--- BEGIN ---
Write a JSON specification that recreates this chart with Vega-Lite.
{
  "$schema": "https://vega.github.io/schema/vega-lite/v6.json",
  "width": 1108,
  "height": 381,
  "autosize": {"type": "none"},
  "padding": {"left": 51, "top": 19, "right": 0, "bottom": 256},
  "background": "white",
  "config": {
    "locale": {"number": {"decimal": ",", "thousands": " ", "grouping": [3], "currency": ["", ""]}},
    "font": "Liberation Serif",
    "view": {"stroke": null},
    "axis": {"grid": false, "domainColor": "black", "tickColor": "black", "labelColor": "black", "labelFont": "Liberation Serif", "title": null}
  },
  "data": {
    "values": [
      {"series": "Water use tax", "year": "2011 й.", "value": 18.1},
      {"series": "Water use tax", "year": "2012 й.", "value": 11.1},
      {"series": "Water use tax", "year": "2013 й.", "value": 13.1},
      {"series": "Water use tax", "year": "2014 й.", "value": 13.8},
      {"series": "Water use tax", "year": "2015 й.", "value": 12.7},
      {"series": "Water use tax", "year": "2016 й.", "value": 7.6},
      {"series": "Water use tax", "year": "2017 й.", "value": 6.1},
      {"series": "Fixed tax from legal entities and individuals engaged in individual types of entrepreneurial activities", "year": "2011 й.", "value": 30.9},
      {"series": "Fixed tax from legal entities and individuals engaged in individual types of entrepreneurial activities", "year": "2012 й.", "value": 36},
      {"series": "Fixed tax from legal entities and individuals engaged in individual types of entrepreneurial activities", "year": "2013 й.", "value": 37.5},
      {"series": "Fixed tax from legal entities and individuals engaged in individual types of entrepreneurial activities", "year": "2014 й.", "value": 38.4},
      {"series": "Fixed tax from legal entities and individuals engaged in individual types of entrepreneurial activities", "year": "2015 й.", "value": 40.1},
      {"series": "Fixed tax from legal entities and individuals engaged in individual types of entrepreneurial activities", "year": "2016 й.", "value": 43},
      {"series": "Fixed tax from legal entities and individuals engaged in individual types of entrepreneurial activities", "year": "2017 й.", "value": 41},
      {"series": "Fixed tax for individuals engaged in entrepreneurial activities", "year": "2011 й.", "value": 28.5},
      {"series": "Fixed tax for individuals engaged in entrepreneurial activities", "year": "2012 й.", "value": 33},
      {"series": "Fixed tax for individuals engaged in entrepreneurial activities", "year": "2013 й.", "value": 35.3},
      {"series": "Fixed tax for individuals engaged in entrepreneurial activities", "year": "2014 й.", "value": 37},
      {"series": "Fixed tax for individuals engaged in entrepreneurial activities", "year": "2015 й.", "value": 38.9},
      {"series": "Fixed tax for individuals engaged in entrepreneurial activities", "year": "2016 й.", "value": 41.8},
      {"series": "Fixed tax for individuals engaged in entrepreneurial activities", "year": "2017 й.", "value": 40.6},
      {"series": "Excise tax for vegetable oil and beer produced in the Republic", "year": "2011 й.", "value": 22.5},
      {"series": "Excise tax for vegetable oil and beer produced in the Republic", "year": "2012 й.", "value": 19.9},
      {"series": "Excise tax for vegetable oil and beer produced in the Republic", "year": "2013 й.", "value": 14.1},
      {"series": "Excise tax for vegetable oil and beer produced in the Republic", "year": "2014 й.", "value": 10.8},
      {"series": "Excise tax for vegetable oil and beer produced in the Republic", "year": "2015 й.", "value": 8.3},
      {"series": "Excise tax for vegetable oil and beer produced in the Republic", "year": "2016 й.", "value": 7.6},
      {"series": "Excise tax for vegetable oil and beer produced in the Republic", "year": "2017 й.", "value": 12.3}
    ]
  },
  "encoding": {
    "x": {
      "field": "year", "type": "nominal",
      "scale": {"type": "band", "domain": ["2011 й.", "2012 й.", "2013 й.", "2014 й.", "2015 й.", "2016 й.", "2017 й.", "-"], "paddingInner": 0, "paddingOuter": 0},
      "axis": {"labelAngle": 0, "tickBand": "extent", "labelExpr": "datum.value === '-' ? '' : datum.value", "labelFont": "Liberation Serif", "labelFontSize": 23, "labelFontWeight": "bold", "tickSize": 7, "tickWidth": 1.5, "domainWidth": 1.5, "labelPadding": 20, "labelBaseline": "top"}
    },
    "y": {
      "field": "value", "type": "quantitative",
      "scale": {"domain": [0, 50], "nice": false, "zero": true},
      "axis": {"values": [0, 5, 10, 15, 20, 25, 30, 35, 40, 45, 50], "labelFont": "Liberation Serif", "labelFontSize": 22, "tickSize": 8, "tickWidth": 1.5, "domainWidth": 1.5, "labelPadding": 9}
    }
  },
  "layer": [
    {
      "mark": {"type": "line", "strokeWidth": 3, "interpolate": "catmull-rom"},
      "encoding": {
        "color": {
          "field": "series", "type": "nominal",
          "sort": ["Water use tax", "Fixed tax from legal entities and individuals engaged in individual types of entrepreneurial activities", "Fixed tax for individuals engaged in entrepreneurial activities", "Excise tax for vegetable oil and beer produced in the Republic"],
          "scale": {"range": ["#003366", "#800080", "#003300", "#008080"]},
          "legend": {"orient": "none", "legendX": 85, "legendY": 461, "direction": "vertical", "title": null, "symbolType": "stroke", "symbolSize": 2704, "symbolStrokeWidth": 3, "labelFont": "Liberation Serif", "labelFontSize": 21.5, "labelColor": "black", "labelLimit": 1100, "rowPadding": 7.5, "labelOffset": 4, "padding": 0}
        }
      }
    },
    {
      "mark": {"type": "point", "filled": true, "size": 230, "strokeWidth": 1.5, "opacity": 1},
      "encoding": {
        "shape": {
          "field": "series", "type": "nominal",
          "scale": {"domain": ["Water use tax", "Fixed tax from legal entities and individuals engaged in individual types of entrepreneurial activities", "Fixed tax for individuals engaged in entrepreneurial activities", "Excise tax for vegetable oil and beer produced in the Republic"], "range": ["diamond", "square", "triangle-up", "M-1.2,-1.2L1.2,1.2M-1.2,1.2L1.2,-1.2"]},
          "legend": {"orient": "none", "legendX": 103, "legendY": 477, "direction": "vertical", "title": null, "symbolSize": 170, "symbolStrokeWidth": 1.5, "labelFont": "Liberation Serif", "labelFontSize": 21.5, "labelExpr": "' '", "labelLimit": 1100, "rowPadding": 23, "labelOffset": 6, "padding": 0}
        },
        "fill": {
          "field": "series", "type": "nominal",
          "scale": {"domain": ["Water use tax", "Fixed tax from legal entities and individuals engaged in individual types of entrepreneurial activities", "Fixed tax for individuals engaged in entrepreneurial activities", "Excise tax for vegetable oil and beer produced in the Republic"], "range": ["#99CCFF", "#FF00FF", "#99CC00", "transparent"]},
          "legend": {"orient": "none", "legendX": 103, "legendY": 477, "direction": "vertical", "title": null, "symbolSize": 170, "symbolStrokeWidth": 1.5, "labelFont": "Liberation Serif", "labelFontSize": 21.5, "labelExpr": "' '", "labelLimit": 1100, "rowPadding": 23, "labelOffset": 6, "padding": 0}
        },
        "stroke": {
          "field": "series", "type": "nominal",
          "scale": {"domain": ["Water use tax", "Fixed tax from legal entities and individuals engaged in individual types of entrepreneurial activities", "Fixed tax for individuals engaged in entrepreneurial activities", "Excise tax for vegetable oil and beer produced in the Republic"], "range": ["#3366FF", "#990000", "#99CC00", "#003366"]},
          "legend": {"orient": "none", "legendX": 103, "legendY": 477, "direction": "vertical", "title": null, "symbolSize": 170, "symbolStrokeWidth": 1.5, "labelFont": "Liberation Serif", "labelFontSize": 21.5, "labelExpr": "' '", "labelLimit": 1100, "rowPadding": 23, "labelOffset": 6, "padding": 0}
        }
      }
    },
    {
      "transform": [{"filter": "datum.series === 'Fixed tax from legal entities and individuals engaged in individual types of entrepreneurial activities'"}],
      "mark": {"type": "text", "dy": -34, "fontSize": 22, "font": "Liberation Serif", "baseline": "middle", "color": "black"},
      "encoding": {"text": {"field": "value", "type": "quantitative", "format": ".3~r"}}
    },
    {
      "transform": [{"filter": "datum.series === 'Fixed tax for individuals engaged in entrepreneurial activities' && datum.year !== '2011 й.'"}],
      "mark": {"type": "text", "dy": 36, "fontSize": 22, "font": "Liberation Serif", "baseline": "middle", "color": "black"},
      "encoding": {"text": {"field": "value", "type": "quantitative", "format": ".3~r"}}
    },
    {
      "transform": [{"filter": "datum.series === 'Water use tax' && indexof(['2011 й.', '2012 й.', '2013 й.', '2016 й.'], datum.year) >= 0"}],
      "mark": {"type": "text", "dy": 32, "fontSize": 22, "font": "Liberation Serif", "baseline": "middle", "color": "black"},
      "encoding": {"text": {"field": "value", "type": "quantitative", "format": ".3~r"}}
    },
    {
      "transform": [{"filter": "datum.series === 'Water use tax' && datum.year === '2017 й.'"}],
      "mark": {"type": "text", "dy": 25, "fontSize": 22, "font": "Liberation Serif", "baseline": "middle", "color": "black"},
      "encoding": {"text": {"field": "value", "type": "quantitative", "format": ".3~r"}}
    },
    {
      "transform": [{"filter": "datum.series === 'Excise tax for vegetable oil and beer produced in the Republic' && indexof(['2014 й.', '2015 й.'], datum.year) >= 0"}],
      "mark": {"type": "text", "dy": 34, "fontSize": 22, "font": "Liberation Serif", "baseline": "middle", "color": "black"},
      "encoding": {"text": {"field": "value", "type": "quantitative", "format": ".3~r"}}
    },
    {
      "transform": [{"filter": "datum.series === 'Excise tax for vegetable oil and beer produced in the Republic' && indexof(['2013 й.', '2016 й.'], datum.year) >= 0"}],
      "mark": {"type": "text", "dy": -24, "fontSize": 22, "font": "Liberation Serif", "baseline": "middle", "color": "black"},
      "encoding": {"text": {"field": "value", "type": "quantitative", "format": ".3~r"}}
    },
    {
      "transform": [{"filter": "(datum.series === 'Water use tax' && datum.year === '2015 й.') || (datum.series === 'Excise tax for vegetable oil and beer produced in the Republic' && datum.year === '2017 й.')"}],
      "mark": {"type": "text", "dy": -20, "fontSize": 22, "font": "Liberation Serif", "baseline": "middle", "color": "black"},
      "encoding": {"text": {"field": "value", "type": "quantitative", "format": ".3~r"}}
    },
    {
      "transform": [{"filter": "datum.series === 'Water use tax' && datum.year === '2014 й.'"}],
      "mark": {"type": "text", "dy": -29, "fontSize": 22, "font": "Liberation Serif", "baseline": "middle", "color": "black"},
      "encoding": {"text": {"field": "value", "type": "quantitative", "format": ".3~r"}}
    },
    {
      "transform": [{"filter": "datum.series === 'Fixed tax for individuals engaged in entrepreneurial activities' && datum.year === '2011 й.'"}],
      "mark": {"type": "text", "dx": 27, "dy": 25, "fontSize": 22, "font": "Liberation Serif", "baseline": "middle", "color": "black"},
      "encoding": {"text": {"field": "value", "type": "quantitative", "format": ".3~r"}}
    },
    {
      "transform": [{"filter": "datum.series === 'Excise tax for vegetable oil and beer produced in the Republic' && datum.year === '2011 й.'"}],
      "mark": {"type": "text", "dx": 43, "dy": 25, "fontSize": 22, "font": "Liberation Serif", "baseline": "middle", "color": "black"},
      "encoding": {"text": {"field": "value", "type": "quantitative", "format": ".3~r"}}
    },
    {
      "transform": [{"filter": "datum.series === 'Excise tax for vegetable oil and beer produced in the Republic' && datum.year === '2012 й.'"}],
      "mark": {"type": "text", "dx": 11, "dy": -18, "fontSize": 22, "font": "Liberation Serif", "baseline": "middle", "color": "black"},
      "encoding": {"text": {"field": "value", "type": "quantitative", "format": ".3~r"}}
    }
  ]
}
--- END ---
--- BEGIN ---
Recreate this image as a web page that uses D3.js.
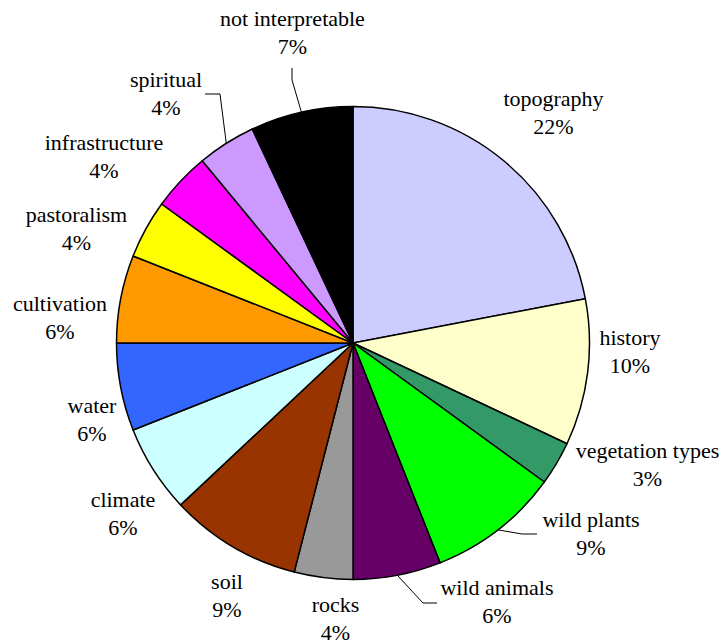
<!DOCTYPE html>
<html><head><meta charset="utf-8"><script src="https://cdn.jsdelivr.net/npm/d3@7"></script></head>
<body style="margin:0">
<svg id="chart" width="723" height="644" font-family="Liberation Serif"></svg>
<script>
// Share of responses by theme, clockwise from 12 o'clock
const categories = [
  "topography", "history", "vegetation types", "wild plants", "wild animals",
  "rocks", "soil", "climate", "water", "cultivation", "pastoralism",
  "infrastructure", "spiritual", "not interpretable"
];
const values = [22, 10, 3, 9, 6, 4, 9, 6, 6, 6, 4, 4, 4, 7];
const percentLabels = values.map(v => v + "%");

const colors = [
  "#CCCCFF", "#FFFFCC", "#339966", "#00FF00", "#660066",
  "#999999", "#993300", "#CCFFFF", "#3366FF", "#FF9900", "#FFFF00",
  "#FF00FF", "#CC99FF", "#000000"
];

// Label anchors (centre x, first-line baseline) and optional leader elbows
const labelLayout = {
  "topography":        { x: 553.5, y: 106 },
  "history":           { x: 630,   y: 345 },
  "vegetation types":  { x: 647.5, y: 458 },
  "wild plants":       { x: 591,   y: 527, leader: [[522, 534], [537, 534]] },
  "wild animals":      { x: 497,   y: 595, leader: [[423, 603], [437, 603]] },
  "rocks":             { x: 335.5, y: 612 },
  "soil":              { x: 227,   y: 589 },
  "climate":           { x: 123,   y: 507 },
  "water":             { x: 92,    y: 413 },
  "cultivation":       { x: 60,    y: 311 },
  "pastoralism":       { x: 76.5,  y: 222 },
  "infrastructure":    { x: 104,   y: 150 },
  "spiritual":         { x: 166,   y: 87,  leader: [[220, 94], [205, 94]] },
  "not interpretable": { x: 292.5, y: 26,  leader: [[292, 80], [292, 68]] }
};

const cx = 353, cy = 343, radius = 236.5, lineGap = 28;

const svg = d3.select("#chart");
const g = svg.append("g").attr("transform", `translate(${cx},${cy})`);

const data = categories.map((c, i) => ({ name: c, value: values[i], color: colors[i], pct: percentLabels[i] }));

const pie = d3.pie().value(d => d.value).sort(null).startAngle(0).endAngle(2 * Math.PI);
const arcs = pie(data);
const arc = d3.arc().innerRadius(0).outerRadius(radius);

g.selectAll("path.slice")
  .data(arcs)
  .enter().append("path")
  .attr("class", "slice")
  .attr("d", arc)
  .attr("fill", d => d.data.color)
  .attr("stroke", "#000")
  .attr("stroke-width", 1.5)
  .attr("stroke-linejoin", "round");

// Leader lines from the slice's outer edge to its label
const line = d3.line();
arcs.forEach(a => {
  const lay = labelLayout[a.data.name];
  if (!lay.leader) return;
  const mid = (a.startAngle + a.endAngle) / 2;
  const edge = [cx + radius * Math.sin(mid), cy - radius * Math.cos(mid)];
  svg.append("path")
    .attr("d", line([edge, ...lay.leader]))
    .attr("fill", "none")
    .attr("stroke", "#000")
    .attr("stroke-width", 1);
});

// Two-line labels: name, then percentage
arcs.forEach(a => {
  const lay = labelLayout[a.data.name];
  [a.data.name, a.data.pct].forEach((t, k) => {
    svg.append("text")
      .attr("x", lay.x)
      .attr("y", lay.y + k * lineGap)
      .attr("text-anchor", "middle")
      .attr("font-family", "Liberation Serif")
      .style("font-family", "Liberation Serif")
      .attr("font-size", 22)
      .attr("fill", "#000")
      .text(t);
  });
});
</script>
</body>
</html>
--- END ---
--- BEGIN ---
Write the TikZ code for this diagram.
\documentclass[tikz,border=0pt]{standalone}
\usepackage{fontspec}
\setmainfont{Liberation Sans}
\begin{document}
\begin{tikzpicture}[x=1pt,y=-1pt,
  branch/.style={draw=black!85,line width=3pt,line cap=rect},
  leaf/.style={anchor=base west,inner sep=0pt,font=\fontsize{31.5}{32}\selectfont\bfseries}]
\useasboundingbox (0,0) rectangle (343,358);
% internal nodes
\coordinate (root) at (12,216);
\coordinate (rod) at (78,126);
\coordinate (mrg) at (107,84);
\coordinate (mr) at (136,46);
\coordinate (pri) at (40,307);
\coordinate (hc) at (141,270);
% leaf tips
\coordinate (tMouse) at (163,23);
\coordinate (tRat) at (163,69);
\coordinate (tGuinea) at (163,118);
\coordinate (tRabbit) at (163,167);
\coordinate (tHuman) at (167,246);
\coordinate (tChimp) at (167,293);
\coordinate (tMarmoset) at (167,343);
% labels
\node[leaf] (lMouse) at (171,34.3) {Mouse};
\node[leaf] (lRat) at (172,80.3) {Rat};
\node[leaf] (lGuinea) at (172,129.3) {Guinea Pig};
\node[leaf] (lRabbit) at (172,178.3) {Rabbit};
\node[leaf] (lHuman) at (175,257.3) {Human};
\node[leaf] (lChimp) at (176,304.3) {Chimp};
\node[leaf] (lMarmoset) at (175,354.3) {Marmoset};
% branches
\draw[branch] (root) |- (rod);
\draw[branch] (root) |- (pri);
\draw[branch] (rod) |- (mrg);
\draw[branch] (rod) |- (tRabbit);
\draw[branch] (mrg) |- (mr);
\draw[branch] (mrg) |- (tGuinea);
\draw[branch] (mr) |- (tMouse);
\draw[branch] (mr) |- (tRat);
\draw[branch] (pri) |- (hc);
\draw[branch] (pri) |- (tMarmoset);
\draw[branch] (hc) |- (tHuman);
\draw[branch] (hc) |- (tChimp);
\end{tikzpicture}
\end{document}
--- END ---
Your task » Using the listing above, pick out each line that contains the word "Write", then copy it.

Solution below »
Write a JSON specification that recreates this chart with Vega-Lite.
Write the TikZ code for this diagram.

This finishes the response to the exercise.